→ What to do:
Print the records below exactly, from the line containing "Output the web" down to the line containing "const W = 900;", both lines included, and omit every picture.

→ Given data:
━━━━

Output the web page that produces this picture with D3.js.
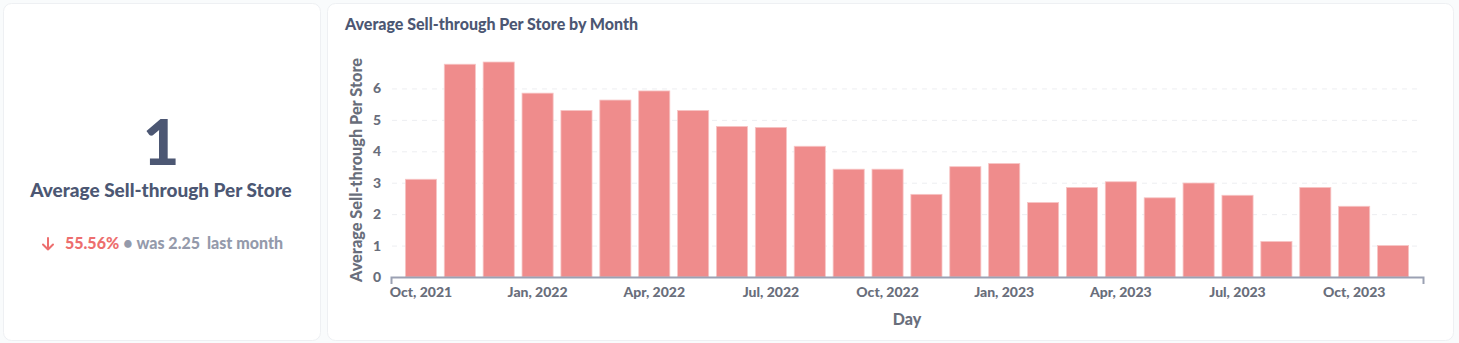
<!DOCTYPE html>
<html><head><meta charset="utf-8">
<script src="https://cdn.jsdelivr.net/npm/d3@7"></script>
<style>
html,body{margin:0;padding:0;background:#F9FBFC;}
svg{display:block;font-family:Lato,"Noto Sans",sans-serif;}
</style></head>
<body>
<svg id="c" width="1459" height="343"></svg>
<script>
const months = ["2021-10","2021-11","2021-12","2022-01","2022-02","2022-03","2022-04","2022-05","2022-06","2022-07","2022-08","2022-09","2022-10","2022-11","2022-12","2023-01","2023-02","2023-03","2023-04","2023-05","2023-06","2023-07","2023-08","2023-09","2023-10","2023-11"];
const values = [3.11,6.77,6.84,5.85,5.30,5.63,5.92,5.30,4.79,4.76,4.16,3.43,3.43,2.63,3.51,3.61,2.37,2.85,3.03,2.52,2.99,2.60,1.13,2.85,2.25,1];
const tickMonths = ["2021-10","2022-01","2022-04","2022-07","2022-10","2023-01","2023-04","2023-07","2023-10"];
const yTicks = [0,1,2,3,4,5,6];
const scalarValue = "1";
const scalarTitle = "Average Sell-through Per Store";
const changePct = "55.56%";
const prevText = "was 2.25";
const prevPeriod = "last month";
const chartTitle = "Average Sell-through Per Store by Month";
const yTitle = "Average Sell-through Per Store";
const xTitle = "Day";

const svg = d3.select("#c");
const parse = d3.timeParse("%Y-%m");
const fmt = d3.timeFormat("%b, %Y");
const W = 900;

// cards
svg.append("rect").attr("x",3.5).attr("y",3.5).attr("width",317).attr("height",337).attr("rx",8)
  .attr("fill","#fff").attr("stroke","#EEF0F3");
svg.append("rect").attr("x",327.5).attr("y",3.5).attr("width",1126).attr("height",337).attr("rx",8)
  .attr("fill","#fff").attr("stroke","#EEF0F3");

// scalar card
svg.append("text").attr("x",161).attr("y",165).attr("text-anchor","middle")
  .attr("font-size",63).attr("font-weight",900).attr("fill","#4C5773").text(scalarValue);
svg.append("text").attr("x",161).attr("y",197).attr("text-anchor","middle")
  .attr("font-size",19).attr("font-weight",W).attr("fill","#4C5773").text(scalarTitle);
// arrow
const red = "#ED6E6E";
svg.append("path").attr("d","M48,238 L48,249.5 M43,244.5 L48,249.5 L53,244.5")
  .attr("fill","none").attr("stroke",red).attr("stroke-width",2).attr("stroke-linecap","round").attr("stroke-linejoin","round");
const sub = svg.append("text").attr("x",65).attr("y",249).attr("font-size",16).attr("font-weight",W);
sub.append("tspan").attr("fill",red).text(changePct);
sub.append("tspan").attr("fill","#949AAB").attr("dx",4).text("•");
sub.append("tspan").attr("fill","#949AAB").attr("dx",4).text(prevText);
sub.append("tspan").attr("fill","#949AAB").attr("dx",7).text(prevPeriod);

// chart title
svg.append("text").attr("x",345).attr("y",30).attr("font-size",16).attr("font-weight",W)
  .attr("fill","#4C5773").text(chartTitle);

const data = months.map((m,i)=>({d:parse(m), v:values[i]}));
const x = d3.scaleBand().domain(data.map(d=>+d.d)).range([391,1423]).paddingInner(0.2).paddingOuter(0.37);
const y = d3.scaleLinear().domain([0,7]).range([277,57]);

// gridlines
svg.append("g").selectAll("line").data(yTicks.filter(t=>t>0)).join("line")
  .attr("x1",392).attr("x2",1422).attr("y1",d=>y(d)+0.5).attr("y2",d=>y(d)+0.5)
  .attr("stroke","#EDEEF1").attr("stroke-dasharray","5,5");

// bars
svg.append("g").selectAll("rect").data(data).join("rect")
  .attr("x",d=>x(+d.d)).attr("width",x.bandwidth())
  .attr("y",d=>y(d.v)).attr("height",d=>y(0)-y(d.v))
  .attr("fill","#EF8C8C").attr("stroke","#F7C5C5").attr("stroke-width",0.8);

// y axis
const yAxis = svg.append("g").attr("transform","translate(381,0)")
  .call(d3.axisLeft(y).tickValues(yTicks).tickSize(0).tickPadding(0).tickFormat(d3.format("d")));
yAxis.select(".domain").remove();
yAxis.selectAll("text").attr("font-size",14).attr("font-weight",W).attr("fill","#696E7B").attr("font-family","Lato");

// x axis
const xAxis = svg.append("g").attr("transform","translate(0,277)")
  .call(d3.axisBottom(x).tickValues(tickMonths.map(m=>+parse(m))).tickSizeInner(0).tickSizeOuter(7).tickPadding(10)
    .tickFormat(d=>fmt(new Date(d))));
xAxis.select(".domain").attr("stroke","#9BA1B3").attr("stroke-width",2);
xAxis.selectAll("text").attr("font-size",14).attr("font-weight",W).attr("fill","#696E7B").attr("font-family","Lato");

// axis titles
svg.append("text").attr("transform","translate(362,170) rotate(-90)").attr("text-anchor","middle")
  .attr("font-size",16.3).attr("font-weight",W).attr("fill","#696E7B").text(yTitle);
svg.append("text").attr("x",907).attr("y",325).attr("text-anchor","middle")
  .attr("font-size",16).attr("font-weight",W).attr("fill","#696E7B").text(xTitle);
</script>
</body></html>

━━━━

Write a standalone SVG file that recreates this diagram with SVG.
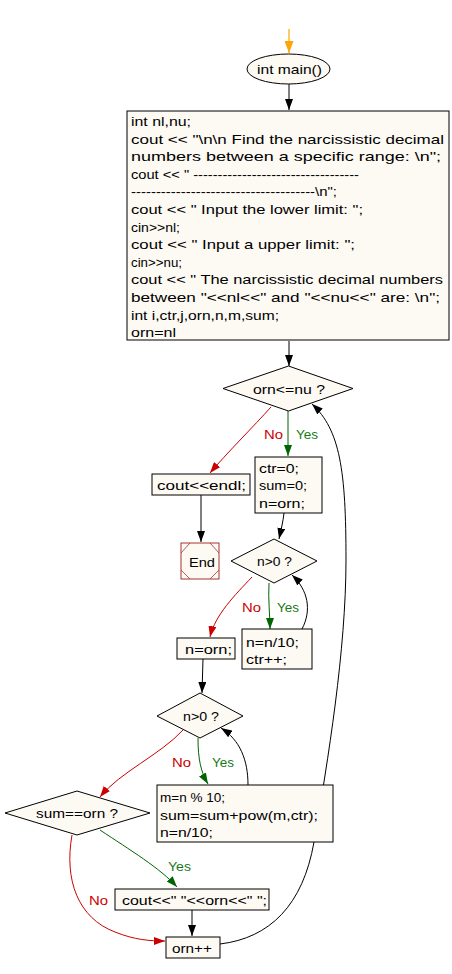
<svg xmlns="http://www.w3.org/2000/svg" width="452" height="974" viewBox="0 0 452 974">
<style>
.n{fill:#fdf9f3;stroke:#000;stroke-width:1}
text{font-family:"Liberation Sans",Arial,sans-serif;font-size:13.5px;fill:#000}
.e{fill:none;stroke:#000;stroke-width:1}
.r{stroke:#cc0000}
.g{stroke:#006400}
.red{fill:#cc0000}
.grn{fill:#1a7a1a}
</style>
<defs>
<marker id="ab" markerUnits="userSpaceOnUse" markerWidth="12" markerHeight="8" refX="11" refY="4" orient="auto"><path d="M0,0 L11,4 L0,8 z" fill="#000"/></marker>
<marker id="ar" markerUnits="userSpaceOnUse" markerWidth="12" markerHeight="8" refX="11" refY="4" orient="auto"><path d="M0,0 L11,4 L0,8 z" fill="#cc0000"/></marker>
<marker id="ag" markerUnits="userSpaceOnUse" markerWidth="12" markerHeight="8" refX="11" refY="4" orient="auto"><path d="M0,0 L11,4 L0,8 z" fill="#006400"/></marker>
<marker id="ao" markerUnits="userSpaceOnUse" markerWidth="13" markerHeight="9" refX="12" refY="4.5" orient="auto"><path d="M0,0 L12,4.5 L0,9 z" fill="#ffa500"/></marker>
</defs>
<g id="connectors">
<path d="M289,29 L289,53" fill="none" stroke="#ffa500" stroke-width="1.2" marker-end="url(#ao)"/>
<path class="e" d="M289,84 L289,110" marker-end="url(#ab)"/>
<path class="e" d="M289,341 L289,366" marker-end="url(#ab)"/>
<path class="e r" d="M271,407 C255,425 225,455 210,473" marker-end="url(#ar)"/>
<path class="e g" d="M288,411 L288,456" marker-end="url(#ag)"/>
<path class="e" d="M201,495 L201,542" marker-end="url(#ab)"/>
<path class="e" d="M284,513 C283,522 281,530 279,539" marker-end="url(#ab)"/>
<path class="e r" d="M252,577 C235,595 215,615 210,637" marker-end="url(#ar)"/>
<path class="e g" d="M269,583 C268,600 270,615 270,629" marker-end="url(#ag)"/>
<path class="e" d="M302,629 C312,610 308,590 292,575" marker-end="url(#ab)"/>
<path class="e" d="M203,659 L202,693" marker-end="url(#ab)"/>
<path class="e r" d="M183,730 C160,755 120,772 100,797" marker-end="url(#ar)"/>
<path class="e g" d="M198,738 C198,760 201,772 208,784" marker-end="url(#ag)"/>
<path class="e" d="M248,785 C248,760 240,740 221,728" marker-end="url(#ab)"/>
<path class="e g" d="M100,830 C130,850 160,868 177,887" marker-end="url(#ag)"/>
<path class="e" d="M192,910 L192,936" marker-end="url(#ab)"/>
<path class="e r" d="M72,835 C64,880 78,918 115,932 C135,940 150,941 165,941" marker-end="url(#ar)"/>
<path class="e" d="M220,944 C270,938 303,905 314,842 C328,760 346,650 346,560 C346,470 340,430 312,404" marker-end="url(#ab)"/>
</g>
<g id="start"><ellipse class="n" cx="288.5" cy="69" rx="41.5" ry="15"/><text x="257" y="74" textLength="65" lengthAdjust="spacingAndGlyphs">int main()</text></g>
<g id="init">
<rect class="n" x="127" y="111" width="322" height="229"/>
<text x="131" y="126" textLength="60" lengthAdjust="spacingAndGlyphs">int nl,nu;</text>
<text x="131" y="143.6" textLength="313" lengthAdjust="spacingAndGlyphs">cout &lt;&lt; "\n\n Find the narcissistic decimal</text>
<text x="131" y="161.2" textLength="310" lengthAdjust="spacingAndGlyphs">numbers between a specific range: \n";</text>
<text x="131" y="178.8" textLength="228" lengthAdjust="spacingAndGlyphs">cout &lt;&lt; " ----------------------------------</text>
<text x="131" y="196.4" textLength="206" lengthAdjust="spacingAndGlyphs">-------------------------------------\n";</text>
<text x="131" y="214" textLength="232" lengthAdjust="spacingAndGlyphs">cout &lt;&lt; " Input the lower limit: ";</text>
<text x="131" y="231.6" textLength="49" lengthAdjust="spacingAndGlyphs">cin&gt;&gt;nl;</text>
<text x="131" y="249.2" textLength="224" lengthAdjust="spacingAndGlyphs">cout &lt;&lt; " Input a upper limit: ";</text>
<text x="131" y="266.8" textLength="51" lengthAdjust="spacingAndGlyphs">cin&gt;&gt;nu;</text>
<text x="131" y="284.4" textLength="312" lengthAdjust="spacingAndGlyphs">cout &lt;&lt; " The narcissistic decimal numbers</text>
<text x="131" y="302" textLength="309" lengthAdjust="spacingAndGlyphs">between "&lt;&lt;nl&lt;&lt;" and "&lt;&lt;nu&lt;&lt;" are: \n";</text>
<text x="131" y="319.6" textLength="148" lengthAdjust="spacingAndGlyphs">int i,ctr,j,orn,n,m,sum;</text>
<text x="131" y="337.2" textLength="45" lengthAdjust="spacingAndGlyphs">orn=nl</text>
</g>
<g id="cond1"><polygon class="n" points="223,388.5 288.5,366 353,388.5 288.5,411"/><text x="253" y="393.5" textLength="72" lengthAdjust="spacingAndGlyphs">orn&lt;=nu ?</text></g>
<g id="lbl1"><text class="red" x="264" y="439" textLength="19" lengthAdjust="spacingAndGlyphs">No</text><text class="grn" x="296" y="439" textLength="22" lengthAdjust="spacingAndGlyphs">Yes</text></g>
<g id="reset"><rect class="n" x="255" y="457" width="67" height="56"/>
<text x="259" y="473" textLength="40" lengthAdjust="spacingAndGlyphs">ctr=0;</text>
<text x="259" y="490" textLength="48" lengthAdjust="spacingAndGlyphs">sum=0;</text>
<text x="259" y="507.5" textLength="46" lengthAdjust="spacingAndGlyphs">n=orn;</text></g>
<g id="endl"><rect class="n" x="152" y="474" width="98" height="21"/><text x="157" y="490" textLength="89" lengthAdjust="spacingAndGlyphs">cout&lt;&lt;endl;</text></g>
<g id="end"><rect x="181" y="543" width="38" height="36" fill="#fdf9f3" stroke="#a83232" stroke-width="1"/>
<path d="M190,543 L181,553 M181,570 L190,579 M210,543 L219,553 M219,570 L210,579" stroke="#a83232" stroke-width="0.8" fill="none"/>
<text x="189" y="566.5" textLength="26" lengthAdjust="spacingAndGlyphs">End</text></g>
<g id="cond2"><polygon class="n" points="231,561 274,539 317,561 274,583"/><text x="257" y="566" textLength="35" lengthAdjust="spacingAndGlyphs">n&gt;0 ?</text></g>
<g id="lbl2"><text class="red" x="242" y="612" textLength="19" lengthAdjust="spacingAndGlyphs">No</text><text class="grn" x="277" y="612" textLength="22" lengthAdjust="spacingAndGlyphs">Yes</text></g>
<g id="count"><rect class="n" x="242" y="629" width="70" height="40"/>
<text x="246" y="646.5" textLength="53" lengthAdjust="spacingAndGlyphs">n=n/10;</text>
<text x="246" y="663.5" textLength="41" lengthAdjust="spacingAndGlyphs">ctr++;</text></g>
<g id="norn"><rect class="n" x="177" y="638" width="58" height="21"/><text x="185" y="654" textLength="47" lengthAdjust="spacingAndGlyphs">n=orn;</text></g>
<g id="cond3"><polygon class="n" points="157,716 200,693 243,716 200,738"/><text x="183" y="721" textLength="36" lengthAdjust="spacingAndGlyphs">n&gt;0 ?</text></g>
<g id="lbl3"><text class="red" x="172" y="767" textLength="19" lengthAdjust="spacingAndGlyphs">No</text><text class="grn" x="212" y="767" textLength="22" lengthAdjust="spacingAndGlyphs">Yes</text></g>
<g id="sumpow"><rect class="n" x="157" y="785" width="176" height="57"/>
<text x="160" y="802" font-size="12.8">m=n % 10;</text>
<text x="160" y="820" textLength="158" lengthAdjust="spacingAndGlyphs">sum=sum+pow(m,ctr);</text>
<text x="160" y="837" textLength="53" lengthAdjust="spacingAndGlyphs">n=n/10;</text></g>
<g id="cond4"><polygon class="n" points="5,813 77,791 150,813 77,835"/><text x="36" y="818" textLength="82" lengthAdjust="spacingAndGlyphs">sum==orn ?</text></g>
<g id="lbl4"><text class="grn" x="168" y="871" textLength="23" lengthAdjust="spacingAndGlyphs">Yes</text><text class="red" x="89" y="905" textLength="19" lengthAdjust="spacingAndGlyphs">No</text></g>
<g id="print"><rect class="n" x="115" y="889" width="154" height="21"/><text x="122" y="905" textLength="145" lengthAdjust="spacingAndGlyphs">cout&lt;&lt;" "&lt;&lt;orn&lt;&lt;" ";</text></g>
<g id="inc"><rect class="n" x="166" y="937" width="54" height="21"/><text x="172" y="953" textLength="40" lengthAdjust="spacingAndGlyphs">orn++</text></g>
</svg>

━━━━

→ Solved problem:
Output the web page that produces this picture with D3.js.
<!DOCTYPE html>
<html><head><meta charset="utf-8">
<script src="https://cdn.jsdelivr.net/npm/d3@7"></script>
<style>
html,body{margin:0;padding:0;background:#F9FBFC;}
svg{display:block;font-family:Lato,"Noto Sans",sans-serif;}
</style></head>
<body>
<svg id="c" width="1459" height="343"></svg>
<script>
const months = ["2021-10","2021-11","2021-12","2022-01","2022-02","2022-03","2022-04","2022-05","2022-06","2022-07","2022-08","2022-09","2022-10","2022-11","2022-12","2023-01","2023-02","2023-03","2023-04","2023-05","2023-06","2023-07","2023-08","2023-09","2023-10","2023-11"];
const values = [3.11,6.77,6.84,5.85,5.30,5.63,5.92,5.30,4.79,4.76,4.16,3.43,3.43,2.63,3.51,3.61,2.37,2.85,3.03,2.52,2.99,2.60,1.13,2.85,2.25,1];
const tickMonths = ["2021-10","2022-01","2022-04","2022-07","2022-10","2023-01","2023-04","2023-07","2023-10"];
const yTicks = [0,1,2,3,4,5,6];
const scalarValue = "1";
const scalarTitle = "Average Sell-through Per Store";
const changePct = "55.56%";
const prevText = "was 2.25";
const prevPeriod = "last month";
const chartTitle = "Average Sell-through Per Store by Month";
const yTitle = "Average Sell-through Per Store";
const xTitle = "Day";

const svg = d3.select("#c");
const parse = d3.timeParse("%Y-%m");
const fmt = d3.timeFormat("%b, %Y");
const W = 900;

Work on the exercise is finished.